The maximum revenue from the group stage is € 16.8m (£ 14.3m) as a win is worth € 2.8m (£ 2.3m) compared to £ 930k (£ 796k) for a draw, with a place in the last 16 worth € 9.6m (£ 8.2m), quarter-finals € 10.6m (£ 9m) and semi-finals € 12.5m (£ 10.6m). The Champions League winner will then receive € 20m (£ 17.1m) and the runner-up € 15.5m (£ 13.2m), meaning the maximum possible amount of money to be earned by winning the Champions League is € 69.5m (£ 59.7 m), which comes to € 85.1m (£ 71.9m) in total when you add the participation money on top.
That isn’t the only money the club will receive from playing in the Champions League, however, as clubs also bring in more money due to the TV pool and UEFA coefficient. Daniel Levy and Tottenham will also now be set to receive a nice financial windfall based on their final position in the Premier League table.
With Norwich City collecting £ 2.2m for finishing 20th, the prize money increases by £ 2.2m each position you go up in the standings. Man City, as Premier League winners, take home the biggest amount at £ 44m after their late fightback against Aston Villa saw them retain their crown despite a valiant effort from Liverpool.
Spurs’ prize for finishing in the final Champions League place is £ 37.4m.
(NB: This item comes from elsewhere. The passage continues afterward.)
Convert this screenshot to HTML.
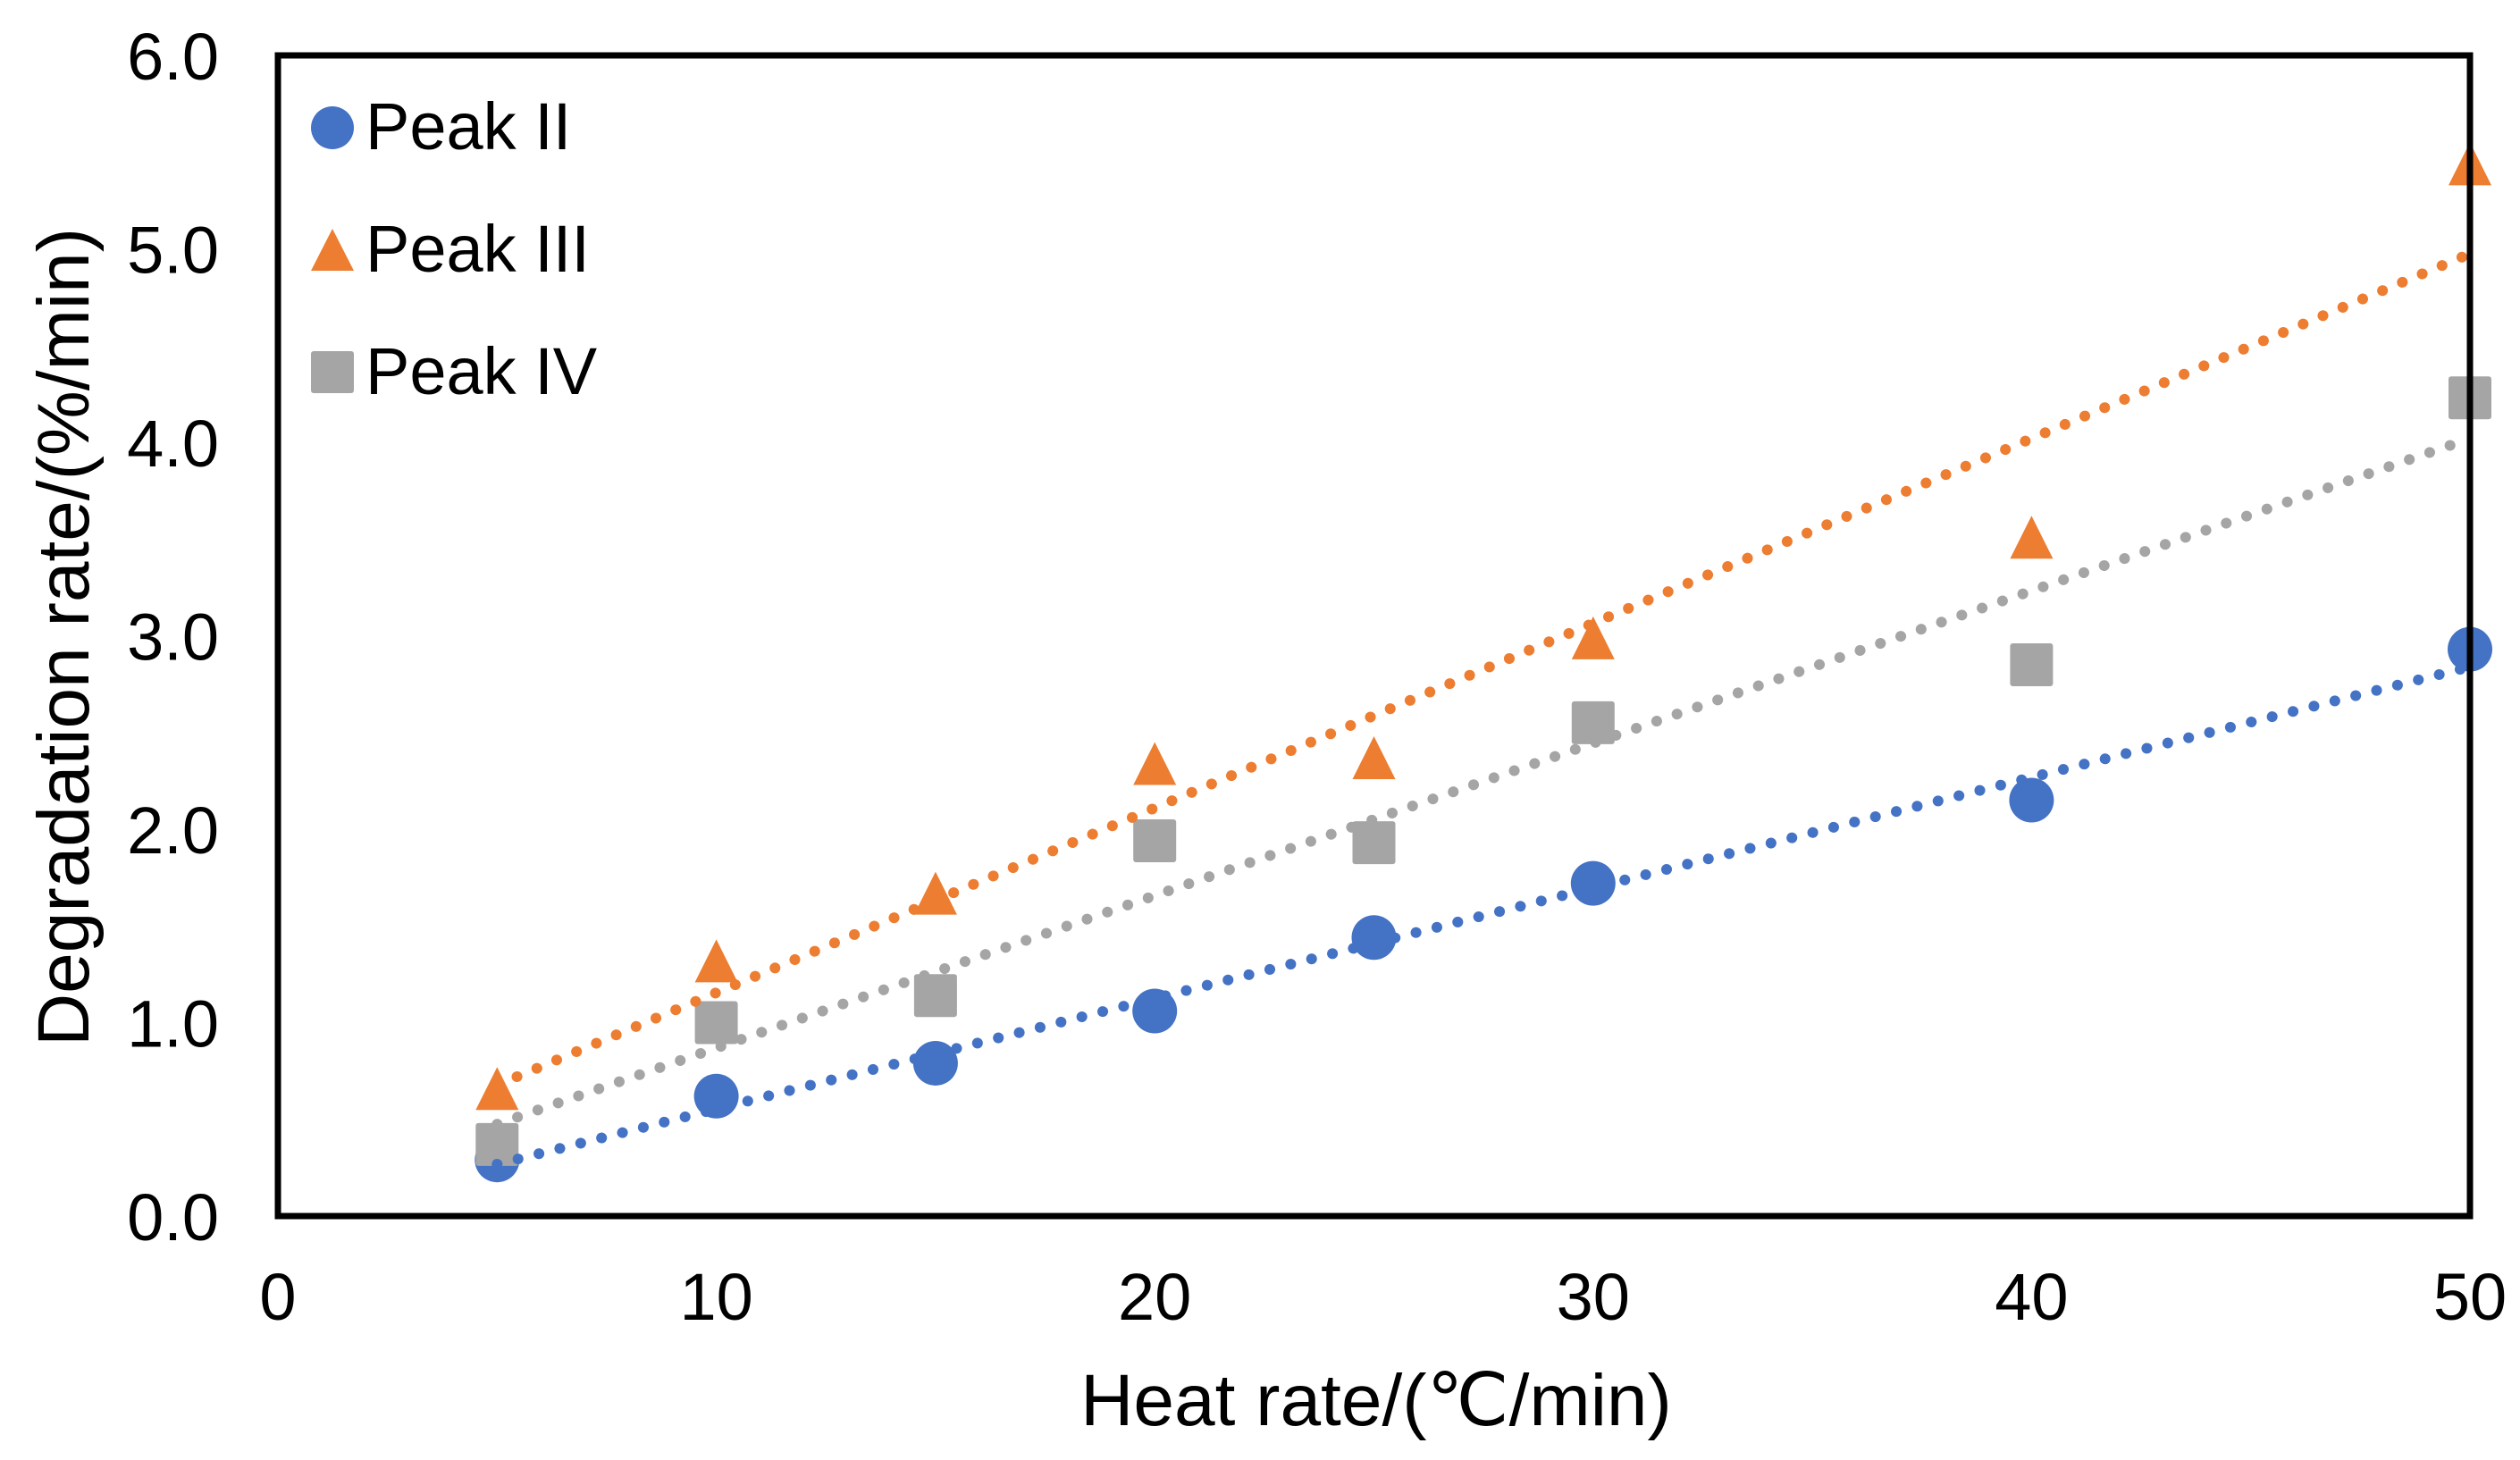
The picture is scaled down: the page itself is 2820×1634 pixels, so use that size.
<!DOCTYPE html>
<html><head><meta charset="utf-8"><style>
html,body{margin:0;padding:0;background:#fff;}
svg{display:block;font-family:"Liberation Sans",Arial,sans-serif;}
</style></head><body>
<svg id="chart" width="2820" height="1634" viewBox="0 0 2820 1634" xmlns="http://www.w3.org/2000/svg">
<rect x="0" y="0" width="2820" height="1634" fill="#fff"/>
<g id="marks"></g>
<g id="lines"></g>
<rect x="311" y="62" width="2453" height="1299" fill="none" stroke="#000" stroke-width="7"/>
<g id="yticks"></g>
<g id="xticks"></g>
<text x="1540" y="1595" font-size="82" text-anchor="middle">Heat rate/(℃/min)</text>
<text transform="translate(99,713) rotate(-90)" font-size="82" text-anchor="middle">Degradation rate/(%/min)</text>
<g>
<circle cx="372" cy="143" r="24" fill="#4472C4"/>
<text x="409" y="167" font-size="74">Peak II</text>
<polygon points="372,256 396,303 348,303" fill="#ED7D31"/>
<text x="409" y="304" font-size="74">Peak III</text>
<rect x="348" y="393" width="48" height="47" rx="3" fill="#A5A5A5"/>
<text x="409" y="441" font-size="74">Peak IV</text>
</g>
</svg>
<script>
const xValues = [5, 10, 15, 20, 25, 30, 40, 50];
const peakII = [0.29, 0.62, 0.79, 1.06, 1.44, 1.72, 2.15, 2.93];
const peakIII = [0.65, 1.31, 1.66, 2.33, 2.36, 2.98, 3.50, 5.43];
const peakIV = [0.37, 1.00, 1.14, 1.94, 1.93, 2.55, 2.85, 4.23];
const xTickLabels = ["0", "10", "20", "30", "40", "50"];
const xTickValues = [0, 10, 20, 30, 40, 50];
const yTickLabels = ["0.0", "1.0", "2.0", "3.0", "4.0", "5.0", "6.0"];
const yTickValues = [0, 1, 2, 3, 4, 5, 6];

const NS = "http://www.w3.org/2000/svg";
const L = 311, R = 2764, T = 62, B = 1361;
function sx(v){ return L + (v - 0) / 50 * (R - L); }
function sy(v){ return B - (v - 0) / 6 * (B - T); }
function mk(tag, attrs, parent){
  const e = document.createElementNS(NS, tag);
  for (const k in attrs) e.setAttribute(k, attrs[k]);
  parent.appendChild(e); return e;
}
const marks = document.getElementById('marks');
const lines = document.getElementById('lines');

xValues.forEach((x, i) => {
  const c = mk('circle', {cx: sx(x), cy: sy(peakII[i]), r: 25, fill: '#4472C4'}, marks);
  
  
});
xValues.forEach((x, i) => {
  const cx = sx(x), cy = sy(peakIII[i]);
  const p = mk('polygon', {points: `${cx},${cy-26} ${cx+24},${cy+22} ${cx-24},${cy+22}`, fill: '#ED7D31'}, marks);
  
  
});
xValues.forEach((x, i) => {
  const r = mk('rect', {x: sx(x)-24, y: sy(peakIV[i])-24, width: 48, height: 48, rx: 3, fill: '#A5A5A5'}, marks);
  
  
});

function fit(ys){
  const n = xValues.length;
  const mx = xValues.reduce((a,b)=>a+b,0)/n, my = ys.reduce((a,b)=>a+b,0)/n;
  let num = 0, den = 0;
  xValues.forEach((x,i)=>{ num += (x-mx)*(ys[i]-my); den += (x-mx)*(x-mx); });
  const m = num/den; return [m, my - m*mx];
}
[[peakII, '#4472C4', 'peak-ii-trendline'], [peakIII, '#ED7D31', 'peak-iii-trendline'], [peakIV, '#A5A5A5', 'peak-iv-trendline']].forEach(([ys, col, name]) => {
  const [m, b] = fit(ys);
  const x0 = xValues[0], x1 = xValues[xValues.length-1];
  const ln = mk('line', {x1: sx(x0), y1: sy(m*x0+b), x2: sx(x1), y2: sy(m*x1+b), stroke: col, 'stroke-width': 12, 'stroke-linecap': 'round', 'stroke-dasharray': '0.1 24'}, lines);
  
  
});

const yt = document.getElementById('yticks');
yTickValues.forEach((v, i) => {
  const t = mk('text', {x: 245, y: sy(v) + 27, 'font-size': 74, 'text-anchor': 'end'}, yt);
  t.textContent = yTickLabels[i];
  
  
});
const xt = document.getElementById('xticks');
xTickValues.forEach((v, i) => {
  const t = mk('text', {x: sx(v), y: 1477, 'font-size': 74, 'text-anchor': 'middle'}, xt);
  t.textContent = xTickLabels[i];
  
  
});
</script>
</body></html>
In a battle with Arsenal for fourth, the Lilywhites would have collected £ 35.2m if they had finished in fifth rather than their final position.
Only three points off Chelsea in the table after 38 games, finishing third would have seen Spurs’ £ 37.4m increase to £ 39.6m. Some games on the final day may have been seen as dead rubbers but climbing an extra place or two up the standings could really make a big difference financially to a club.
Boosted financially after sealing fourth spot against Norwich City, all Tottenham fans will be hoping the money will be used to help improve Conte’s squad ahead of such a big season for the club. It is now down to Levy and Tottenham to do just that after the Italian’s masterclass to get Spurs back into the Champions League after two seasons away.